PROBLEM REQUIREMENTS -> Reproduce, character for character, the lines below from the first through the one with "import * as". Leave pictures out.

* * * * * * * * *

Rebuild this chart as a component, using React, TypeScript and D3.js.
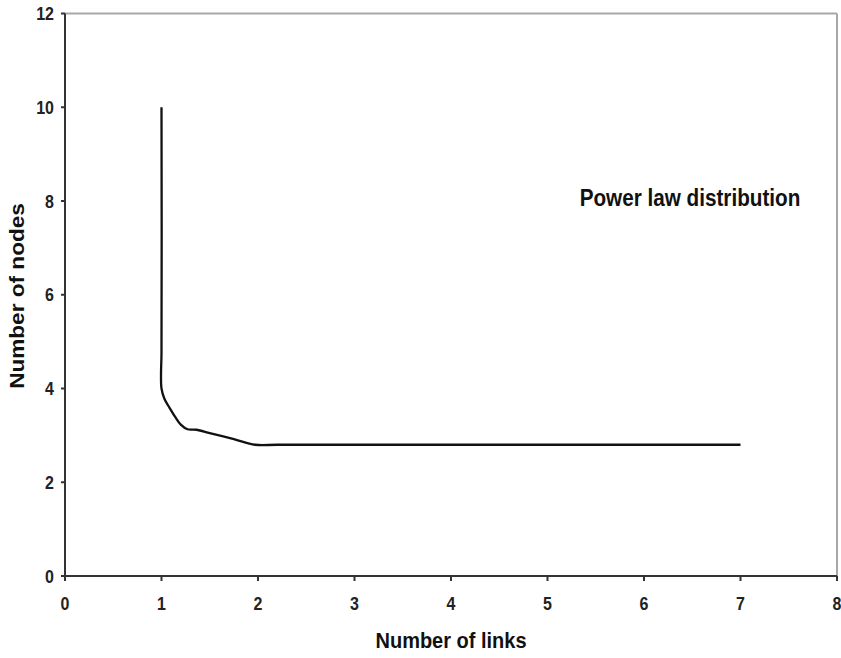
import React from "react";
import * as d3 from "d3";

const xTicks = [0, 1, 2, 3, 4, 5, 6, 7, 8];
const yTicks = [0, 2, 4, 6, 8, 10, 12];
const linksValues = [1.0, 1.0, 0.995, 1.0, 1.03, 1.08, 1.14, 1.2, 1.27, 1.36, 1.5, 1.75, 1.97, 2.2, 3, 4, 5, 6, 7];
const nodesValues = [10, 4.75, 4.3, 4.0, 3.78, 3.6, 3.4, 3.23, 3.13, 3.12, 3.05, 2.92, 2.8, 2.8, 2.8, 2.8, 2.8, 2.8, 2.8];
const xTitle = "Number of links";
const yTitle = "Number of nodes";
const annotation = "Power law distribution";

const W = 841;
const H = 658;
const M = { left: 65, right: 837, top: 13.5, bottom: 576 };
const FONT = "'Liberation Sans', Arial, sans-serif";
const SY = 1.13;

export default function App() {
  const x = d3.scaleLinear().domain([0, 8]).range([M.left, M.right]);
  const y = d3.scaleLinear().domain([0, 12]).range([M.bottom, M.top]);
  const pts: [number, number][] = linksValues.map((v, i) => [v, nodesValues[i]]);
  const line = d3
    .line<[number, number]>()
    .x((d) => x(d[0]))
    .y((d) => y(d[1]))
    .curve(d3.curveCatmullRom.alpha(0.5));

  return (
    <svg
      width={W}
      height={H}
      style={{ position: "absolute", left: 0, top: 0, background: "#fff" }}
    >
      <line x1={M.left} x2={M.right} y1={M.top} y2={M.top} stroke="#a8a8a8" strokeWidth={2} />
      <line x1={M.right} x2={M.right} y1={M.top} y2={M.bottom} stroke="#a8a8a8" strokeWidth={2} />
      <line x1={M.left} x2={M.left} y1={M.top} y2={M.bottom} stroke="#333" strokeWidth={2} />
      <line x1={M.left} x2={M.right} y1={M.bottom} y2={M.bottom} stroke="#333" strokeWidth={2} />
      {yTicks.map((t) => (
        <g key={"y" + t}>
          <line x1={M.left - 4} x2={M.left} y1={y(t)} y2={y(t)} stroke="#333" strokeWidth={2} />
          <text
            transform={`translate(${M.left - 11},${y(t) + 6.5}) scale(1,${SY})`}
            textAnchor="end"
            fontFamily={FONT}
            fontWeight="bold"
            fontSize={16}
            fill="#222"
          >
            {t}
          </text>
        </g>
      ))}
      {xTicks.map((t) => (
        <g key={"x" + t}>
          <line x1={x(t)} x2={x(t)} y1={M.bottom} y2={M.bottom + 5} stroke="#333" strokeWidth={2} />
          <text
            transform={`translate(${x(t)},${610}) scale(1,${SY})`}
            textAnchor="middle"
            fontFamily={FONT}
            fontWeight="bold"
            fontSize={16}
            fill="#222"
          >
            {t}
          </text>
        </g>
      ))}
      <path d={line(pts) || ""} fill="none" stroke="#111" strokeWidth={2.3} strokeLinejoin="round" />
      <text
        transform={`translate(${451},${648}) scale(1,${SY})`}
        textAnchor="middle"
        fontFamily={FONT}
        fontWeight="bold"
        fontSize={20}
        fill="#111"
      >
        {xTitle}
      </text>
      <text
        transform={`translate(${24},${296}) rotate(-90) scale(${SY},1)`}
        textAnchor="middle"
        fontFamily={FONT}
        fontWeight="bold"
        fontSize={20}
        fill="#111"
      >
        {yTitle}
      </text>
      <text
        transform={`translate(${690},${206}) scale(1,${SY})`}
        textAnchor="middle"
        fontFamily={FONT}
        fontWeight="bold"
        fontSize={20.7}
        fill="#111"
      >
        {annotation}
      </text>
    </svg>
  );
}
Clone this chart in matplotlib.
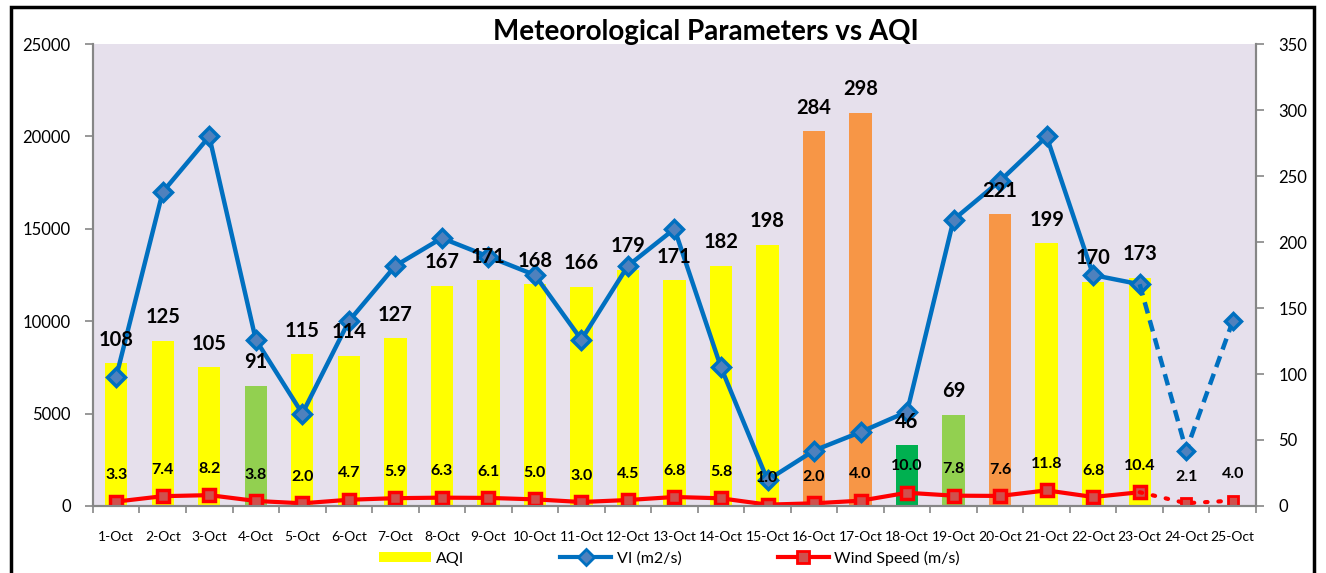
import numpy as np
import matplotlib
matplotlib.use("Agg")
import matplotlib.pyplot as plt
from matplotlib.patches import Patch, Rectangle
from matplotlib.lines import Line2D

plt.rcParams["font.family"] = ["Lato", "DejaVu Sans"]

days = [f"{d}-Oct" for d in range(1, 26)]
aqi = [108, 125, 105, 91, 115, 114, 127, 167, 171, 168, 166, 179, 171, 182, 198,
       284, 298, 46, 69, 221, 199, 170, 173]
vi = [7000, 17000, 20000, 9000, 5000, 10000, 13000, 14500, 13500, 12500, 9000, 13000,
      15000, 7500, 1400, 3000, 4000, 5100, 15500, 17600, 20000, 12500, 12000, 3000, 10000]
wind = [3.3, 7.4, 8.2, 3.8, 2.0, 4.7, 5.9, 6.3, 6.1, 5.0, 3.0, 4.5, 6.8, 5.8, 1.0,
        2.0, 4.0, 10.0, 7.8, 7.6, 11.8, 6.8, 10.4, 2.1, 4.0]
n_solid = 23  # 1-Oct .. 23-Oct drawn solid, forecast days dashed


def aqi_colour(v):
    if v <= 50:
        return "#00B050"
    if v <= 100:
        return "#92D050"
    if v <= 200:
        return "#FFFF00"
    return "#F79646"


blue = "#0070C0"
red = "#FF0000"
axis_grey = "#868686"

fig = plt.figure(figsize=(13.26, 5.73), dpi=100)
ax = fig.add_axes([0.0701, 0.117, 0.8771, 0.806])
ax2 = ax.twinx()
ax.set_zorder(ax2.get_zorder() + 1)
ax.patch.set_visible(False)
ax2.patch.set_visible(True)
ax2.patch.set_facecolor("#E6E0EC")

x = np.arange(len(days))
xa = np.arange(len(aqi))

# AQI bars and wind speed on the right axis
ax2.bar(xa, aqi, width=0.48, color=[aqi_colour(v) for v in aqi], zorder=1)
ax2.plot(x[:n_solid], wind[:n_solid], color=red, lw=3, marker="s", ms=8,
         mfc="#D0504D", mec=red, mew=2.5, zorder=2)
ax2.plot(x[n_solid - 1:], wind[n_solid - 1:], color=red, lw=3, ls=(0, (0.6, 2.6)),
         dash_capstyle="round", zorder=2)
ax2.plot(x[n_solid:], wind[n_solid:], ls="none", marker="s", ms=7,
         mfc="#D0504D", mec=red, mew=2, zorder=2)

# VI on the left axis
ax.plot(x[:n_solid], vi[:n_solid], color=blue, lw=3.2, marker="D", ms=9,
        mfc="#4F81BD", mec=blue, mew=2.5, zorder=3)
ax.plot(x[n_solid - 1:], vi[n_solid - 1:], color=blue, lw=3.2, ls=(0, (2.6, 1.6)),
        zorder=3)
ax.plot(x[n_solid:], vi[n_solid:], ls="none", marker="D", ms=8,
        mfc="#4F81BD", mec=blue, mew=2.5, zorder=3)

# data labels
for i, v in enumerate(aqi):
    ax.annotate(str(v), xy=(i, v), xycoords=ax2.transData, xytext=(0, 17),
                textcoords="offset points", ha="center", va="center",
                fontsize=14.5, fontweight="bold", zorder=5)
for i, v in enumerate(wind):
    ax.annotate(f"{v:.1f}", xy=(i, v), xycoords=ax2.transData, xytext=(0, 19),
                textcoords="offset points", ha="center", va="center",
                fontsize=11.5, fontweight="bold", zorder=5)

ax.set_xlim(-0.5, len(days) - 0.5)
ax.set_ylim(0, 25000)
ax2.set_ylim(0, 350)
ax.set_yticks(np.arange(0, 25001, 5000))
ax2.set_yticks(np.arange(0, 351, 50))

ax.set_xticks(x)
ax.set_xticklabels(days, fontsize=10)
ax.set_xticks(np.arange(-0.5, len(days), 1), minor=True)
ax.tick_params(axis="x", which="major", length=0, pad=18)
ax.tick_params(axis="x", which="minor", length=5, width=1.2, color=axis_grey)
ax.tick_params(axis="y", length=6, width=1.2, color=axis_grey, labelsize=12, pad=10)
ax2.tick_params(axis="y", length=6, width=1.2, color=axis_grey, labelsize=12, pad=10)

for a in (ax, ax2):
    a.spines["top"].set_visible(False)
    for s in ("left", "right", "bottom"):
        a.spines[s].set_color(axis_grey)
        a.spines[s].set_linewidth(1.5)

fig.text(0.532, 0.944, "Meteorological Parameters vs AQI", ha="center", va="center",
         fontsize=20, fontweight="bold")

handles = [
    Patch(facecolor="#FFFF00", edgecolor="none"),
    Line2D([], [], color=blue, lw=3, marker="D", ms=8, mfc="#4F81BD", mec=blue, mew=2),
    Line2D([], [], color=red, lw=3, marker="s", ms=8, mfc="#D0504D", mec=red, mew=2),
]
fig.legend(handles, ["AQI", "VI (m2/s)", "Wind Speed (m/s)"], loc="center",
           bbox_to_anchor=(0.505, 0.026), ncol=3, frameon=False, fontsize=11.5,
           handlelength=3.2, handleheight=0.6, handletextpad=0.35, columnspacing=6.0)

fig.patches.append(Rectangle((0.008, -0.05), 0.983, 1.038, transform=fig.transFigure,
                             fill=False, edgecolor="black", linewidth=2.5))

fig.savefig("out.png", dpi=100)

* * * * * * * * *

THE RESPONSE ->
Rebuild this chart as a component, using React, TypeScript and D3.js.
import React from "react";
import * as d3 from "d3";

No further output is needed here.